Thursday, May 26, 2011
Review: "The Greatest Movie Ever Sold"
"The Greatest Movie Ever Sold" is a documentary along the lines of director/co-writer/star Morgan Spurlock's breakout hit, "Super Size Me." It's a gimmick, but a pretty clever one.
Instead of gorging on McDonald's food and discovering that it makes you fat, Spurlock jumps headlong into the world of product placement in movies, television and so on. He doesn't do so in the most obvious way, by showing some of the most egregious examples and allowing us to laugh at the clumsy, naked crassness of it all (although there is a little of that, like the toadying employee offering his boss a Subway chicken teriyaki foot-long).
No, Spurlock -- whose filmmaking sensibilities run more to the arm-twisting of Michael Moore crossed with the look-at-me showmanship of a P.T. Barnum -- wants to illustrate the evils of marketing by loading his movie up with advertising messages and product placements.
The entire film is, in fact, about its own making. Spurlock goes around to advertising agencies and corporate headquarters to pitch them to sign on as a sponsor of the documentary he's shooting about product placement. For instance, he tells POM Wonderful (a pomegranate juice maker) that if they sign on as the signature sponsor for a cool million bucks, he'll never been seen drinking anything else in the movie. And he's true to his word.
(Thus, for technical and contractual reasons, the film's actual title is "POM Wonderful Presents: The Greatest Movie Ever Sold.")
Other sponsors, willing to risk Spurlock's reputation as a rabble-rouser -- albeit a smiling, apple-cheeked one -- come onboard. There are even actual 30-second commercials woven into the film starring Spurlock schlepping for companies like JetBlue, Old Navy and the Hyatt hotel chain.
In essence, he's selling out to find out what it's like to be a sellout.
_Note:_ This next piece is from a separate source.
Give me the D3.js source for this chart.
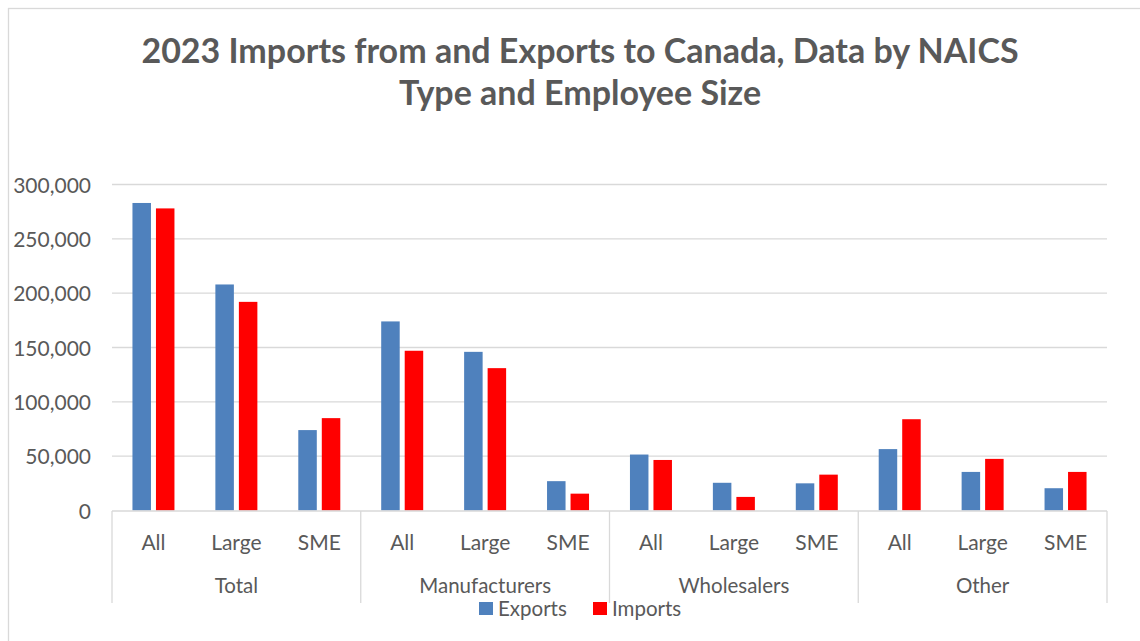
<!DOCTYPE html>
<html>
<head>
<meta charset="utf-8">
<script src="https://cdn.jsdelivr.net/npm/d3@7"></script>
<style>
  html, body { margin: 0; padding: 0; background: #fff; }
  svg { display: block; }
  text { font-family: Lato, "Open Sans", sans-serif; fill: #595959; }
</style>
</head>
<body>
<svg id="chart" width="1140" height="641"></svg>
<script>
// ---- data ----
const groups = ["Total", "Manufacturers", "Wholesalers", "Other"];
const sizes = ["All", "Large", "SME"];
const series = ["Exports", "Imports"];
const exportsValues = [283000, 208000, 74000, 174000, 146000, 27000, 51500, 25500, 25000, 56500, 35500, 20500];
const importsValues = [278000, 192000, 85000, 147000, 131000, 15500, 46500, 12500, 33000, 84000, 47500, 35500];
const yTicks = [0, 50000, 100000, 150000, 200000, 250000, 300000];
const titleLines = ["2023 Imports from and Exports to Canada, Data by NAICS", "Type and Employee Size"];
const colors = { Exports: "#4F81BD", Imports: "#FF0000" };

const categories = [];
groups.forEach(g => sizes.forEach(s => categories.push({ group: g, size: s, key: g + "|" + s })));
const rows = categories.map((c, i) => ({ ...c, Exports: exportsValues[i], Imports: importsValues[i] }));

const svg = d3.select("#chart");
const grid = "#D9D9D9";

// outer chart border (left & top visible)
svg.append("rect").attr("x", 8.5).attr("y", 8.5).attr("width", 1140).attr("height", 640)
  .attr("fill", "none").attr("stroke", grid).attr("stroke-width", 1.3);

// title
const tl = svg.append("g").selectAll("text").data(titleLines).join("text")
  .attr("x", 580).attr("y", (d, i) => i === 0 ? 63 : 105)
  .attr("text-anchor", "middle")
  .style("font-weight", "700").style("font-size", "31px").style("fill", "#595959")
  .text(d => d);
const w0 = tl.node().getComputedTextLength();
const fs = 31 * 886 / w0;
tl.style("font-size", Math.min(fs, 34) + "px");

// scales
const x0 = d3.scaleBand().domain(categories.map(c => c.key)).range([112, 1107]).paddingInner(0).paddingOuter(0);
const bw = x0.bandwidth();
const x1 = d3.scaleBand().domain(series).range([bw / 2 - 21, bw / 2 + 21]).paddingInner(5 / 23.5).paddingOuter(0);
const y = d3.scaleLinear().domain([0, 300000]).range([510.5, 184.5]);

// gridlines
svg.append("g").selectAll("line").data(yTicks.filter(t => t > 0)).join("line")
  .attr("x1", 112).attr("x2", 1107)
  .attr("y1", d => y(d)).attr("y2", d => y(d))
  .attr("stroke", grid).attr("stroke-width", 1.3);

// y axis labels
const yAxis = d3.axisLeft(y).tickValues(yTicks).tickSize(0).tickPadding(0)
  .tickFormat(d3.format(","));
const ya = svg.append("g").attr("transform", "translate(91,0)").call(yAxis);
ya.select(".domain").remove();
ya.selectAll("text").style("font-size", "21px").style("fill", "#595959")
  .style("font-family", "Lato, 'Open Sans', sans-serif").attr("dy", "0.36em");

// bars
const catG = svg.append("g").selectAll("g").data(rows).join("g")
  .attr("transform", d => `translate(${x0(d.key)},0)`);
catG.selectAll("rect").data(d => series.map(s => ({ s, v: d[s] }))).join("rect")
  .attr("x", d => x1(d.s)).attr("width", x1.bandwidth())
  .attr("y", d => y(d.v)).attr("height", d => y(0) - y(d.v))
  .attr("fill", d => colors[d.s]);

// x axis line
svg.append("line").attr("x1", 112).attr("x2", 1107).attr("y1", 511).attr("y2", 511)
  .attr("stroke", grid).attr("stroke-width", 1.3);

// group separators
const groupBounds = groups.map((g, i) => x0(g + "|" + sizes[0]));
groupBounds.push(x0.range()[1]);
svg.append("g").selectAll("line").data(groupBounds).join("line")
  .attr("x1", d => d).attr("x2", d => d).attr("y1", 511).attr("y2", 603)
  .attr("stroke", grid).attr("stroke-width", 1.3);

// category labels
svg.append("g").selectAll("text").data(categories).join("text")
  .attr("x", d => x0(d.key) + bw / 2).attr("y", 542).attr("dy", "0.36em")
  .attr("text-anchor", "middle").style("font-size", "21px")
  .text(d => d.size);

// group labels
svg.append("g").selectAll("text").data(groups).join("text")
  .attr("x", (d, i) => (groupBounds[i] + groupBounds[i + 1]) / 2).attr("y", 585.5).attr("dy", "0.36em")
  .attr("text-anchor", "middle").style("font-size", "20.5px")
  .text(d => d);

// legend
const legendX = { Exports: 479, Imports: 593 };
const lg = svg.append("g").selectAll("g").data(series).join("g")
  .attr("transform", d => `translate(${legendX[d]},0)`);
lg.append("rect").attr("x", 0).attr("y", 602).attr("width", 14).attr("height", 13)
  .attr("fill", d => colors[d]);
lg.append("text").attr("x", 19).attr("y", 608.5).attr("dy", "0.36em")
  .style("font-size", "20.5px").text(d => d);
</script>
</body>
</html>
There aren't really any profound truths or surprising insights to be found along this journey. By allowing the audience to tag along into the pitch meetings and listen in on the phone calls, we learn that most companies are fanatical about protecting their brand names, and that there are a whole lot of kooky and egotistical people involved in the marketing of these products.
But like "Super Size Me," it's an undeniably entertaining ride, with Spurlock as our engaging, impish host who brings a giddy enthusiasm to his merrymaking-slash-pranksterism.
The movie is less interesting in the (perhaps inevitable) sections where Spurlock questions himself and his project, and whether he's just becoming part of the problem he was trying to lampoon, and asks celebrities like Donald Trump to weigh in.
It's just an unnecessary downbeat to include things like professional scold Ralph Nader telling us how advertising is basically just professional-grade lying. But then, Spurlock punctures the sour mood by trying to hock a pair of shoes to Nader, who obliges.
Ultimately, the thing Spurlock sells best in "The Greatest Movie Ever Sold" is himself.